Problem statement:
Which lines contain the string "this"? Please list every one of them.

Exercise data:
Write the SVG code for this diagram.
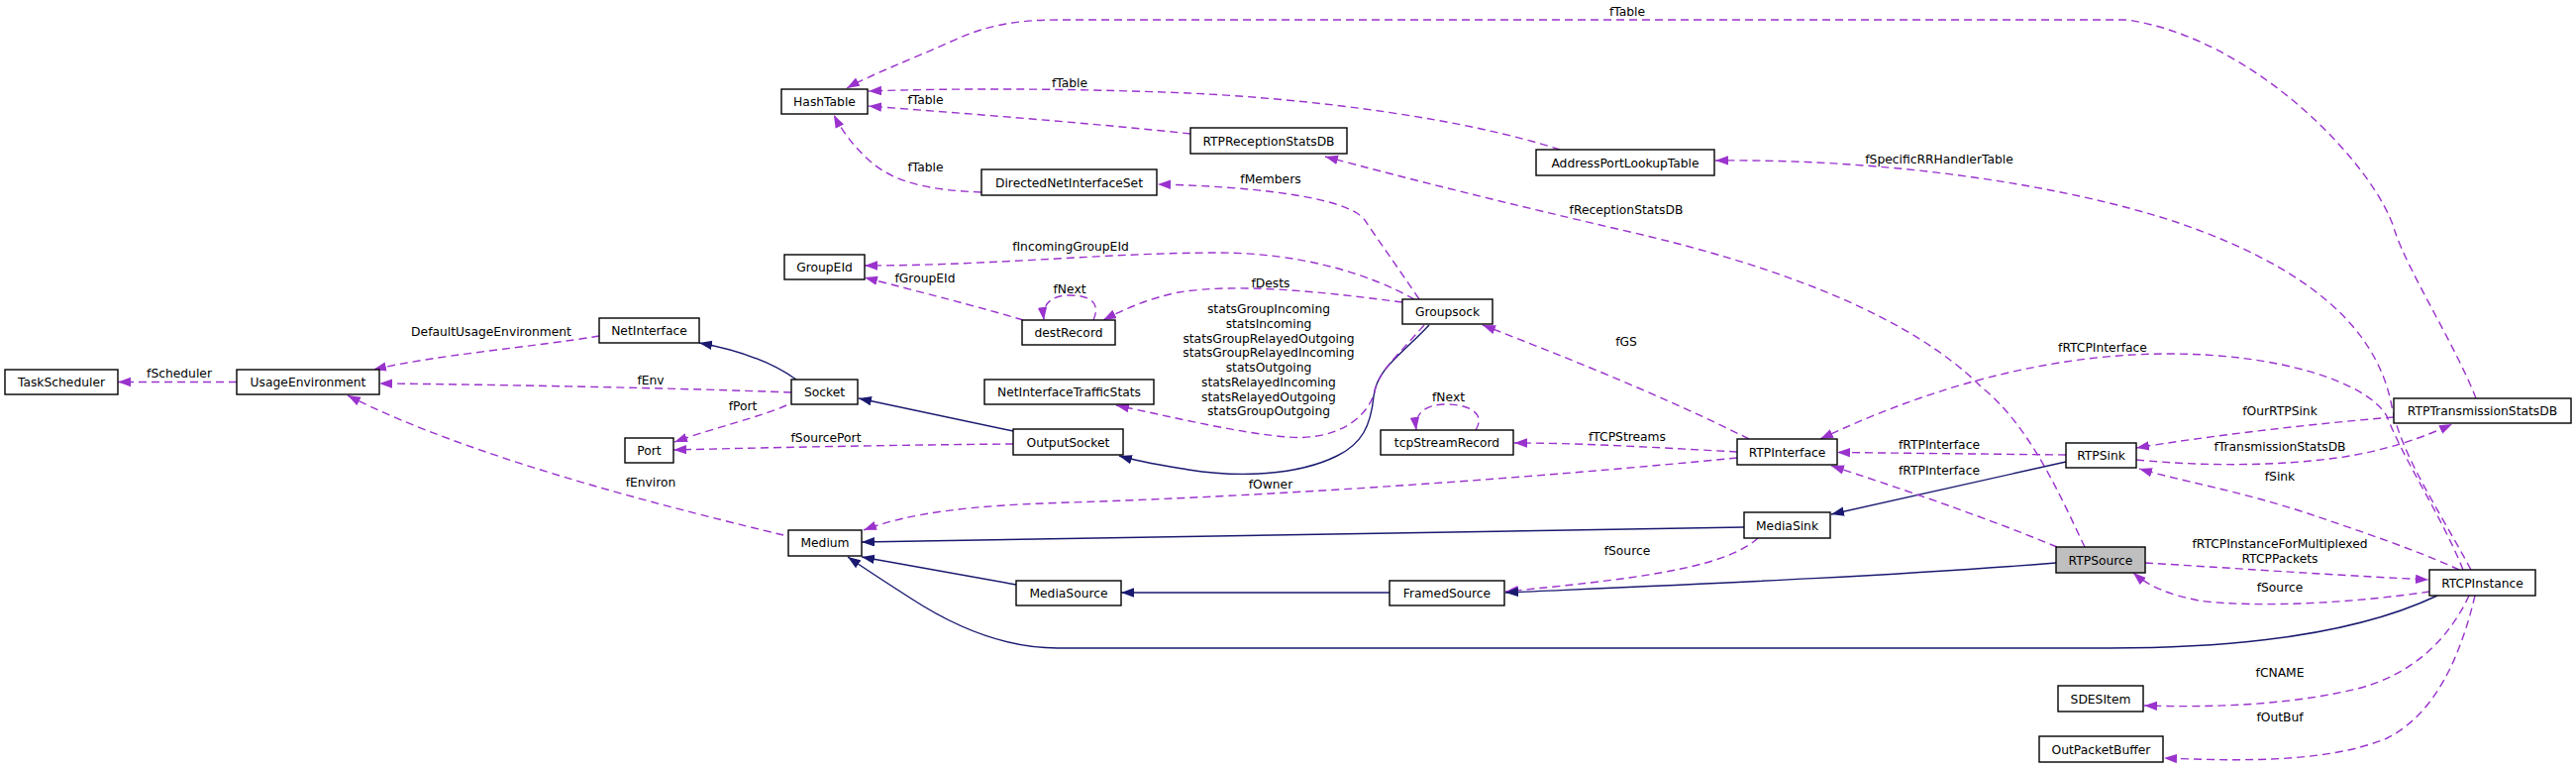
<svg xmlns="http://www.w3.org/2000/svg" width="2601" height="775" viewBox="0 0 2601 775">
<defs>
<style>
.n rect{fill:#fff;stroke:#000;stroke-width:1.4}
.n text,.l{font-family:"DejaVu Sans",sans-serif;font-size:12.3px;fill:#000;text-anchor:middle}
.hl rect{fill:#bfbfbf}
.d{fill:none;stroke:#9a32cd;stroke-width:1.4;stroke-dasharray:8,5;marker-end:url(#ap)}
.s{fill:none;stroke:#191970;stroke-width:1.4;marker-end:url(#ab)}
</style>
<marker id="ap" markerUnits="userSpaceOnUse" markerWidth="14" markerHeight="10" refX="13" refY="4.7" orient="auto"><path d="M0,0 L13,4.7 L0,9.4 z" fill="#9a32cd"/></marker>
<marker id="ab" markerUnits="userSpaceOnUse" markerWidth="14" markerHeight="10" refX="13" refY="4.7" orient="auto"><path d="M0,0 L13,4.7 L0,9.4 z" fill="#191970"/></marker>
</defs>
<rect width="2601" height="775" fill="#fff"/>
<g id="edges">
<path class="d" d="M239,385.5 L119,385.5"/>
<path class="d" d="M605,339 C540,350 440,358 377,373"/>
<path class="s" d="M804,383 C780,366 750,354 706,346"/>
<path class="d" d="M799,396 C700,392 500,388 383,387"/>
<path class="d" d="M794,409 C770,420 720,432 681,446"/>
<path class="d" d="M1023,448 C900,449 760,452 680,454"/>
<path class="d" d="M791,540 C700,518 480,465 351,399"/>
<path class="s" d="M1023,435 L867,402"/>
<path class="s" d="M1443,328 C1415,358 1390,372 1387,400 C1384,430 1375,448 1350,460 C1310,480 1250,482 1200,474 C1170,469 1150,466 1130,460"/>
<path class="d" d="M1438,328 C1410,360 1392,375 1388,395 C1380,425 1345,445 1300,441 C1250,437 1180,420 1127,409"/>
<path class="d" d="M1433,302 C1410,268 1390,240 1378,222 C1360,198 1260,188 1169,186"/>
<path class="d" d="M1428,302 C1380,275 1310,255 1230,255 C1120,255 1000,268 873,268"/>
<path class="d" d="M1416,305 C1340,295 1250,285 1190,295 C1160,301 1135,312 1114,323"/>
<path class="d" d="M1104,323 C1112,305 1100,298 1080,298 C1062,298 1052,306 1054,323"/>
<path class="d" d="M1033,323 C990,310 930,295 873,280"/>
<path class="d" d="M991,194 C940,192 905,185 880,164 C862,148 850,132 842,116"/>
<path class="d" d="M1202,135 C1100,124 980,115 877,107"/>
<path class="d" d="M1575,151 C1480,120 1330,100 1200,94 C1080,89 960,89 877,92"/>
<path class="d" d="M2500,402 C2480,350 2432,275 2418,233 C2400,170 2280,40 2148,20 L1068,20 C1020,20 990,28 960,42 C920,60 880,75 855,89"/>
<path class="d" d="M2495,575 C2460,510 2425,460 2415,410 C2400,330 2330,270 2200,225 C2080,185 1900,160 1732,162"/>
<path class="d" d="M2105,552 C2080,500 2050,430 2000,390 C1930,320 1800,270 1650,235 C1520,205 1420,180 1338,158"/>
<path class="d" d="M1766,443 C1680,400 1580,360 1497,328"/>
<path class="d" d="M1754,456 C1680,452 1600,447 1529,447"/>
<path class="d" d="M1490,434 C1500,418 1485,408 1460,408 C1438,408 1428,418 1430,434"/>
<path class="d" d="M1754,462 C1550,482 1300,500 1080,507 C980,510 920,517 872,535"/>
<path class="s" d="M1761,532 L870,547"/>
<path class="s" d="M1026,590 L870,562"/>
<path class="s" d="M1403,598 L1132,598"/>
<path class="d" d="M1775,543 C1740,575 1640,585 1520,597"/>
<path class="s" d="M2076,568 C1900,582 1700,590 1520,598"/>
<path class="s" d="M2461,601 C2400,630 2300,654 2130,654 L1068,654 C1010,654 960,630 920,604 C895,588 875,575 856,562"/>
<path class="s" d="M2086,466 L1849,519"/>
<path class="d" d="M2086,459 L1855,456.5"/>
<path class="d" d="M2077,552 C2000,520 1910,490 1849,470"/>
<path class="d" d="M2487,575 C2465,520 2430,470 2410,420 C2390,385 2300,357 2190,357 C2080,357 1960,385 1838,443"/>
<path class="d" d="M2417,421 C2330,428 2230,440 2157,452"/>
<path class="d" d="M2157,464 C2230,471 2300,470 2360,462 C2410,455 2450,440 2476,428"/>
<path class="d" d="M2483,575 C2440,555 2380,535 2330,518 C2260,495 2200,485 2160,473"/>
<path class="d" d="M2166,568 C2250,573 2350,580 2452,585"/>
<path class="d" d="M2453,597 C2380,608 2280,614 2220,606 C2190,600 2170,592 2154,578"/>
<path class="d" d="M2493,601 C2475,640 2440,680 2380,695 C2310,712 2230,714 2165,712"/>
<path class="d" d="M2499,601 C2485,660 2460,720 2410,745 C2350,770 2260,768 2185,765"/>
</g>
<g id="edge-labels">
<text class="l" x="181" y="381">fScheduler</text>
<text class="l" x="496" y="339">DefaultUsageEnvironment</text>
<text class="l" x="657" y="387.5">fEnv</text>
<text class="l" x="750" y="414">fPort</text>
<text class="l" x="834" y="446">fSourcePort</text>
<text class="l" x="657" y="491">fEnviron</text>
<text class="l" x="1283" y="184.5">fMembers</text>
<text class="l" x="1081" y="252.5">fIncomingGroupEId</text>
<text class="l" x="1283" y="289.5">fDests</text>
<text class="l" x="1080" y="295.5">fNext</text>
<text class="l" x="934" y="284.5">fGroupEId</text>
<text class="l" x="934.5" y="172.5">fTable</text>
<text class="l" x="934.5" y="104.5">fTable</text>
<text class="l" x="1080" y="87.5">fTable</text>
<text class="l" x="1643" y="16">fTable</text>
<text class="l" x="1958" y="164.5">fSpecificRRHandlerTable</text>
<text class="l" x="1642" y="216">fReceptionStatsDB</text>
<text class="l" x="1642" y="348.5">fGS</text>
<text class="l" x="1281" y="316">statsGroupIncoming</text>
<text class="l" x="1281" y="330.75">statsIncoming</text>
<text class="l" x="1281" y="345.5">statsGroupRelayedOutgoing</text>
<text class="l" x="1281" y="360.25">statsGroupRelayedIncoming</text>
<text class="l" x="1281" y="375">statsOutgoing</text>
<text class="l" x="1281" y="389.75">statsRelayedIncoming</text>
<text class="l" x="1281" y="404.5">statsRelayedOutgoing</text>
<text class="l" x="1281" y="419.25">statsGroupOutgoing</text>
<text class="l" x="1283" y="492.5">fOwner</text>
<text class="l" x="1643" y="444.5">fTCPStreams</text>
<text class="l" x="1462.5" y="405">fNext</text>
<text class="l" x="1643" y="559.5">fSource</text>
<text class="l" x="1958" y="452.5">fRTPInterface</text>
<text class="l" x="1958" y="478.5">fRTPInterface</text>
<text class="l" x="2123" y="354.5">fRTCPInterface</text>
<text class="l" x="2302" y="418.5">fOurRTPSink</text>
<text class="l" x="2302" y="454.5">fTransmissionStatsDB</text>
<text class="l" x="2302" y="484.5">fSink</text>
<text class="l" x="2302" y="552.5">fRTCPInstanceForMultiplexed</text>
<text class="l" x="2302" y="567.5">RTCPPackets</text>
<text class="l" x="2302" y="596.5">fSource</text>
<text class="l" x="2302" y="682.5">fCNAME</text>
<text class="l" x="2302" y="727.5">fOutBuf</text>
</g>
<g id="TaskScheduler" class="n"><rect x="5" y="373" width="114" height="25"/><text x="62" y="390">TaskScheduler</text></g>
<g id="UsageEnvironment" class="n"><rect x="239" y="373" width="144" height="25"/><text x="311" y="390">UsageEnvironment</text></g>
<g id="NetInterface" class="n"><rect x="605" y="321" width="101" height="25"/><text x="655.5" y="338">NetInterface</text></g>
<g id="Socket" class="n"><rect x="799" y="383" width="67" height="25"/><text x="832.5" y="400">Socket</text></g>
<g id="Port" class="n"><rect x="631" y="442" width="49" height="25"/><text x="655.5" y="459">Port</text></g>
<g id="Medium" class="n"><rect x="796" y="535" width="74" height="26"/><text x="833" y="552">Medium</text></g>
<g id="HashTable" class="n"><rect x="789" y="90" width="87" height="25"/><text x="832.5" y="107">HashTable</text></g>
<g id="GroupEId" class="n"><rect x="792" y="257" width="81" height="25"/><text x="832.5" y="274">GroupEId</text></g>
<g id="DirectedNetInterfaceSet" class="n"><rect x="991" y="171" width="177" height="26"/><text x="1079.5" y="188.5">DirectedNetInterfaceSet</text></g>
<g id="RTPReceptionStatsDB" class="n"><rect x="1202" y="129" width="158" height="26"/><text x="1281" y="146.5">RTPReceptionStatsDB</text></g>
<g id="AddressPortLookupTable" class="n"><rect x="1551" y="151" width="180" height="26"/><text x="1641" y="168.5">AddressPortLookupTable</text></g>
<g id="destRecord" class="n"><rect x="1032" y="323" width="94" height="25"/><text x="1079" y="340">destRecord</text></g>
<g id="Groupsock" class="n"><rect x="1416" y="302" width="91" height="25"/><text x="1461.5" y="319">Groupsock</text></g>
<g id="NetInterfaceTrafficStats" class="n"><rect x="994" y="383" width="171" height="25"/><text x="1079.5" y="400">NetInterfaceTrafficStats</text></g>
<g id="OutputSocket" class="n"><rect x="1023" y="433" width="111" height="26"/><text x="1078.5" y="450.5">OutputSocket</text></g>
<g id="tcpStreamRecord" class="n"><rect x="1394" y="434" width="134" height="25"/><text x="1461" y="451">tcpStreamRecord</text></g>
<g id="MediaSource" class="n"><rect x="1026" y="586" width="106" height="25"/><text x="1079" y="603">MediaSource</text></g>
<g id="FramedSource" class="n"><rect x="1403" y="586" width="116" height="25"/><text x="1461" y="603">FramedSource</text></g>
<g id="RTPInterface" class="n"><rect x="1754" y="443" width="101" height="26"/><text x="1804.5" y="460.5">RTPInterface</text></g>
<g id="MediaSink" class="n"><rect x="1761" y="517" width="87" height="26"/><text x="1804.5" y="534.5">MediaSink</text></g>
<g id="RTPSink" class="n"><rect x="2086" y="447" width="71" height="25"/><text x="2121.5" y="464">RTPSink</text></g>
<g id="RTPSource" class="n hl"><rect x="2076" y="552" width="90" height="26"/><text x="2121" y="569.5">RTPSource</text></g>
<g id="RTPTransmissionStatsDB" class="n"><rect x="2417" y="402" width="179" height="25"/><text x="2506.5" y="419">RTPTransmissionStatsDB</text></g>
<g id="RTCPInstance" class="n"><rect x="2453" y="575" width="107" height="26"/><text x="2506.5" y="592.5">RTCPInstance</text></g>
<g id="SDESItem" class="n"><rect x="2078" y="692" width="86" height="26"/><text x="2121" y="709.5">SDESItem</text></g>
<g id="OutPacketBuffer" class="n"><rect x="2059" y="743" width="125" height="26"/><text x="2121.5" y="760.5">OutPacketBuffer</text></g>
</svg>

--

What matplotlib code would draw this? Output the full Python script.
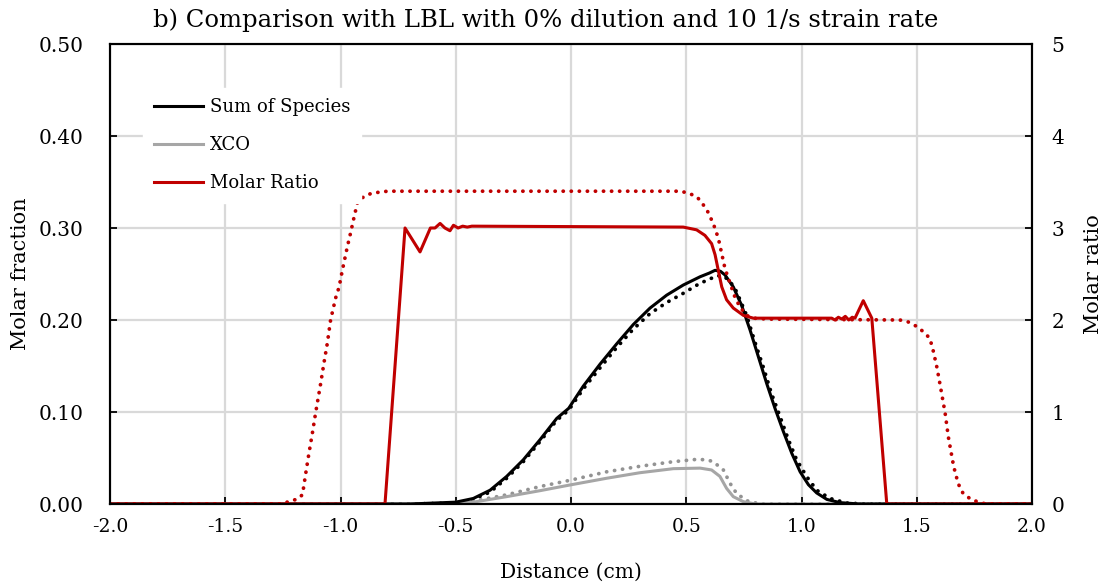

Full solution:
Write the SVG code for this diagram.
What matplotlib code would draw this? Output the full Python script.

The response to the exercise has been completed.